RMIT Vietnam NewsParis of the East

Paris of the East

Monday, October 15, 2012 - 17:57
RMIT Vietnam's newest international residents enjoy breakfast on Saigon South campus

It’s a long way from the boulevards of Paris to the bustling streets of Ho Chi Minh City, but for a group of RMIT University Vietnam’s newest exchange students it was an opportunity they could not pass up.

Arthur Delbosco, Arnaud Ruyant, Maxime Nguyen, Raphael Chevalier, Marie-Camille Feuga and Charlie Pruvost are all students at ESG Management School in Paris, but they will be spending the next two semesters at RMIT Unviersity Vietnam taking courses in Business, Accountancy and Professional Communication.

“Leaving France to move to Saigon was my first goal when I knew it was possible,” Delbosco says, “Though it’s never easy to make such a decision, being so far away from home and family, especially when you are going to a country that you know little about.”

“Having been in Saigon for two months now, I can say that I made the right decision. The whole experience so far has been absolutely amazing. I’ve always been excited to know more about Asian culture, and Vietnam is no doubt a good place to start.”

Arriving in Ho Chi Minh City in early September, the intrepid students quickly started exploring the country by embarking on a number of tours of the city, Mekong Delta and other excursions arranged by the University as part of the exchange program.

Pruvost says he particularly enjoyed the city tour. “We had lots of fun competing in a bargaining competition at Ben Thanh market, which gave us not only bargaining experience but also some nice souvenirs to bring back home.”

A visit to the War Remnants Museum was an emotional experience for Chevalier. “We saw pictures of the war and realised that Vietnamese people suffered a lot.
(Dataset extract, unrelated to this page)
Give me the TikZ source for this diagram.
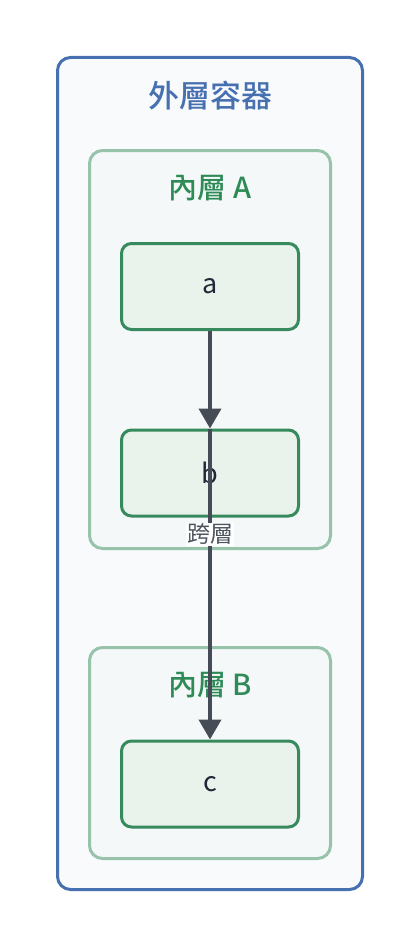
\documentclass[tikz,border=0pt]{standalone}
\usepackage{fontspec}
\setmainfont{Noto Sans CJK TC}[BoldFont={Noto Sans CJK TC Medium}]
\usepackage{tikz}
\usetikzlibrary{positioning,arrows.meta}

\definecolor{outerline}{HTML}{4670B0}
\definecolor{outerfill}{HTML}{F8FAFC}
\definecolor{innerline}{HTML}{96C3AA}
\definecolor{innerfill}{HTML}{F4F8F8}
\definecolor{innertext}{HTML}{2E8B57}
\definecolor{boxline}{HTML}{378A5E}
\definecolor{boxfill}{HTML}{E9F3EC}
\definecolor{boxtext}{HTML}{1F2937}
\definecolor{edgecol}{HTML}{454C56}

\begin{document}
\begin{tikzpicture}[x=1pt, y=-1pt, >={Triangle[length=20pt,width=22pt]},
    outerbox/.style={draw=outerline, fill=outerfill, line width=3pt, rounded corners=13pt,
        minimum width=305pt, minimum height=832pt, inner sep=0pt},
    innerbox/.style={draw=innerline, fill=innerfill, line width=3pt, rounded corners=13pt,
        minimum width=241pt, inner sep=0pt},
    leaf/.style={draw=boxline, fill=boxfill, line width=3pt, rounded corners=10pt,
        minimum width=177pt, minimum height=86pt, inner sep=0pt,
        text=boxtext, font=\fontsize{27}{32}\selectfont},
    outertitle/.style={text=outerline, font=\fontsize{31}{36}\selectfont\bfseries},
    innertitle/.style={text=innertext, font=\fontsize{29}{34}\selectfont\bfseries},
    link/.style={->, draw=edgecol, line width=4pt}]
    \useasboundingbox (0,0) rectangle (420,950);

    % outer container
    \node [outerbox] (outer) at (210,473.5) {};
    \node [outertitle] (outerlabel) at (210,96) {外層容器};

    % inner A
    \node [innerbox, minimum height=398pt] (innerA) at (210,349.5) {};
    \node [innertitle] (innerAlabel) at (210,188) {內層 A};
    \node [leaf] (a) at (210,286.5) {a};
    \node [leaf] (b) at (210,473) {b};

    % inner B
    \node [innerbox, minimum height=211pt] (innerB) at (210,753) {};
    \node [innertitle] (innerBlabel) at (210,685) {內層 B};
    \node [leaf] (c) at (210,784) {c};

    % edges
    \draw [link] (a.south) -- (b.north);
    \draw [link] (b.north) -- (c.north)
        node [pos=0.34, fill=white, inner sep=1pt, text=boxtext!80,
              font=\fontsize{23}{27}\selectfont] (crosslabel) {跨層};
\end{tikzpicture}
\end{document}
This is something we have not had the chance to study in France. Thanks to this visit we will be able to enjoy studying in Saigon while knowing the past of Vietnam,” he says.

The group has also explored further afield, already logging trips to Mui Ne, Da lat, Nha Trang, Hoi An and Hue. And while many other international students choose to stay in the on-campus residential facilities, they have opted to rent a house in a nearby neighbourhood to be more fully immersed in the local culture.

“We thought it would be much more interesting to get to know the culture by living among the local people. We also rent our own motorbikes for travelling,” says Nguyen.

“We were not familiar with the local food, even if we already know some Vietnamese dishes in Paris like pho.  It’s very difficult to make a comparison between France and Vietnam, because almost everything is different. “

RMIT University Vietnam’s modern facilities certainly made an impression on the group, as did the hospitable welcome from the University community.

“This is an amazing campus with fine, modern and beautiful facilities,” Delbosco says.  “We saw the new sport hall, the lab rooms and also the many tasty restaurants. We are surrounded by staff, lecturers and students who are very inviting and warming. RMIT University Vietnam makes us believe that we made the right choice and the University will have a bright future.”